There is actually another good poem about a deer getting hit by a car, written by an author with Iowa ties. That would be “Traveling Through the Dark” by William E. Stafford, who did his Ph.D. at the University of Iowa. But for all the vivid detail and humanity of Stafford’s poem, Grassley’s seems to me the more complex.  

“Assume deer dead”: the absence of concluding punctuation suspends the poem in the uncertainty of the deer’s fate. Grassley’s telegraphic preference for the omission of grammatical articles (a/an/the) creates fruitful ambiguities. “[W]e continued to farm”: presumably this means that Fred and the speaker continued driving to the farm (with “farm” serving as a noun). Yet without the article, “farm” also scans as a verb: Fred and the speaker continued to engage in the act of farming. Is the deer’s death thus implied to be a part of the general harvest? 

Deer graze in Oakland Cemetery on Saturday, Nov. 26, 2022. — Adria Carpenter/Little Village

The greatest achievement of “Assume deer dead” is the rapid establishment of a complex psychology. The one time the poem uses an article is to introduce the deer (“Fred and I hit a deer”). For a lesser user of the English language, it would be standard to use the definite article when referring to the deer again: “I assume the deer is dead.” 

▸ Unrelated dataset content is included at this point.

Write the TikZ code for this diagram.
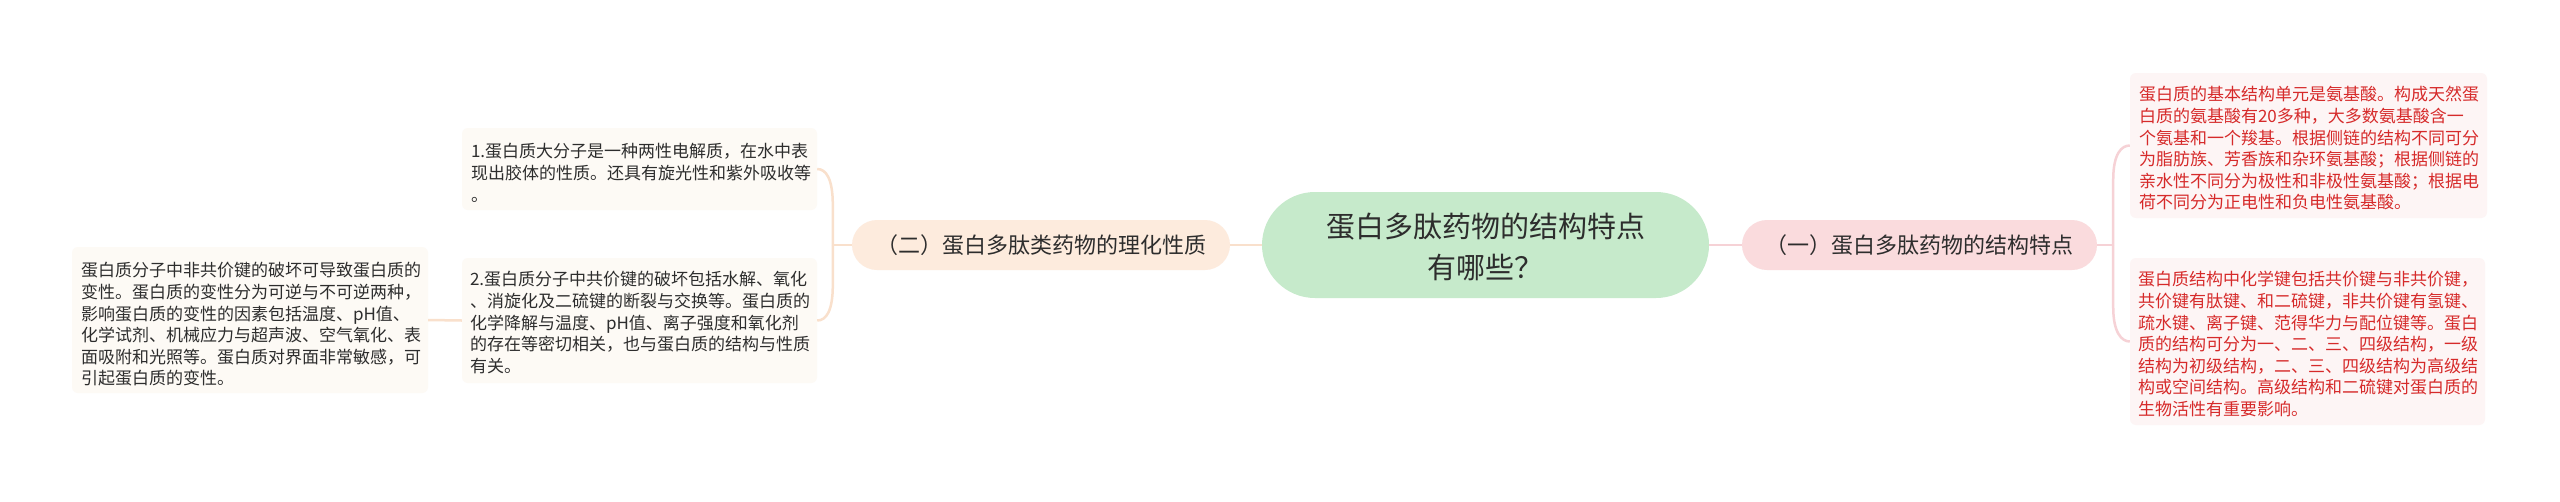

But the speaker of the poem does not do this. Rather than use the definite article — which would establish the deer as a particular, unique individual — the speaker chooses to drop the article entirely. The speaker would rather break the rules of grammar than acknowledge the deer he just ran over as an individual creature, with individual sufferings. 

In short, the speaker of the poem is revealed, in no time at all, to be a heartless bastard. Only a true poet like Senator Grassley could convey this impression so swiftly and definitively.